Is there a way out of this quandary? Yes, but it’s not going to come from the usual quarters. To be successful in the new world of work, we need to create a structure for capturing, clarifying and organizing all the forces that assail us; and to ensure time and space for thinking, reflecting and decision making.

Most professionals are still using their subjective, internal mental worlds to try to keep it all together, but that’s a poor way to navigate the new work environment. It results in unclear, distracted and disorganized thinking, and leaves frustration, stress and undermined self-confidence in its wake.

Workers need a set of best practices that is sorely lacking in the professional world. Without it, we are seeing a growing angst — even a sense of desperation — in the workplace, as more employees feel that there is no rest and no way out.

The Times opines on the difficulty of dealing with the dizzying distractions of tech.

Even though we are much more productive on the aggregate, and can accomplish tasks in less time that were unimaginable decades ago, individual productive may seem to suffer:

The problem is that better overall productivity in an organization may not translate into increased productivity for an individual worker.

Though one person may now be producing the previous results of three, she’s not being paid three times as much. That’s the whole point of companies using technology and other improvements: fewer people are now needed for the same results.

But the workers who remain also tend to have much more responsibility.

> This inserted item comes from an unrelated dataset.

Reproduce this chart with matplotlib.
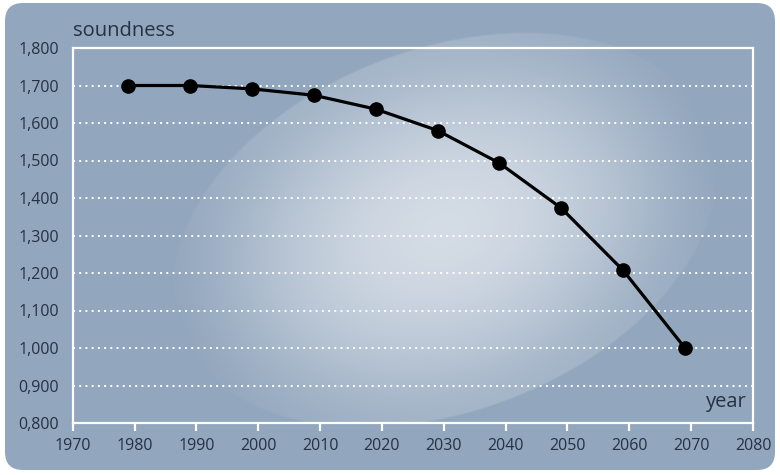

And they can’t just comfort themselves with the notion that their companies are more efficient than they used to be, because all of their competitors have the same new tools, and are using them to gain any advantage they can.

Cranking out widgets is one thing; deciding which widgets need cranking first, and in what quantity, is quite another — especially if you are now charged with continually improving the system, or determining whether you should even be cranking out those widgets at all.

It can be a recipe for frustration, as employees feel overwhelmed by their companies’ very progress. And the problems and logistics of workers’ personal lives add yet another layer of complexity.

This argument seems right out of Marx.

Eh, this article is a let-down. Not what I thought it was going to be.